The Does and Don'ts of Fly Selection
Retiring from 25 years of guiding, or should I say guiding and teaching and having just watched Monty Pythons "The Meaning of Life" again, I can now give you some insight into the trouts view of the meaning of life. Eat a lot of bugs.
Armed with powerful insight I wander along the river bank to find surface feeding trout.
How do you select the right fly to catch a surface feeding trout?
Even though a trout is a simple creature with not too much brain power and very good eye sight (some say they are smart perhaps because they have difficulty catching them) but how do they make the choice to eat your fly. To give you an example let's take a CDC Fly Ant (Black) pattern. The trout will see a black ant drifting towards them on the surface or under water at about half a metre. The fish will recognise the ant as having six legs and a segmented body and it is black. So colour is important, shape is important and size is important. Wow. This is the meaning of life.
The trout distance eating check list for survival eating.

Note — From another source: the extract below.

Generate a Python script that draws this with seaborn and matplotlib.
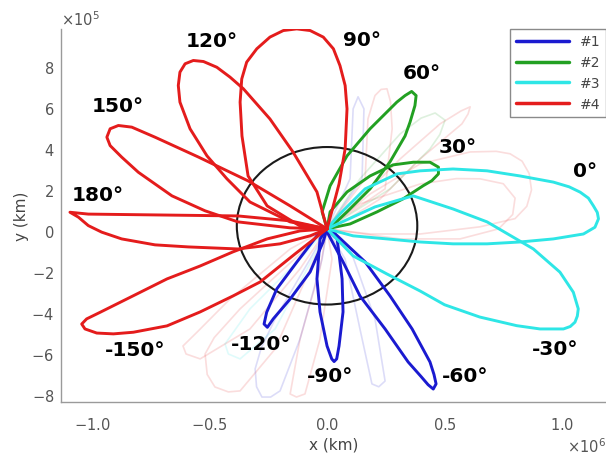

1. What colour is it? BLACK
2. What shape is it? SEGMENTED
3. What size is it? SMALL
Let's break down the trout's visual experience. Looking upstream the fish will firstly see colour in the distance then at the halfway point the shaped segmented body and at the very close range the size. If the checklist ticks all the boxes it will be the same as the last eaten ant. The mouth will open, the fly inhaled and the tongue will push against the roof of the mouth to make sure there is the wiggling sign of life, as apposed to the meaning of life, before it is swallowed. When you think everything is right and a refusal happens within a centimetre of your fly it is usually the size. Try changing from #16 to #18. 99% of the time the mistake is not fly selection but size.
To sum up the does and do nots. The does are the rights size, right shape and rights colour. The don'ts are spending too little time checking the bug being eaten and its size. Question: If you can see the mistake in this last paragraph your catch rate is going to greatly improve.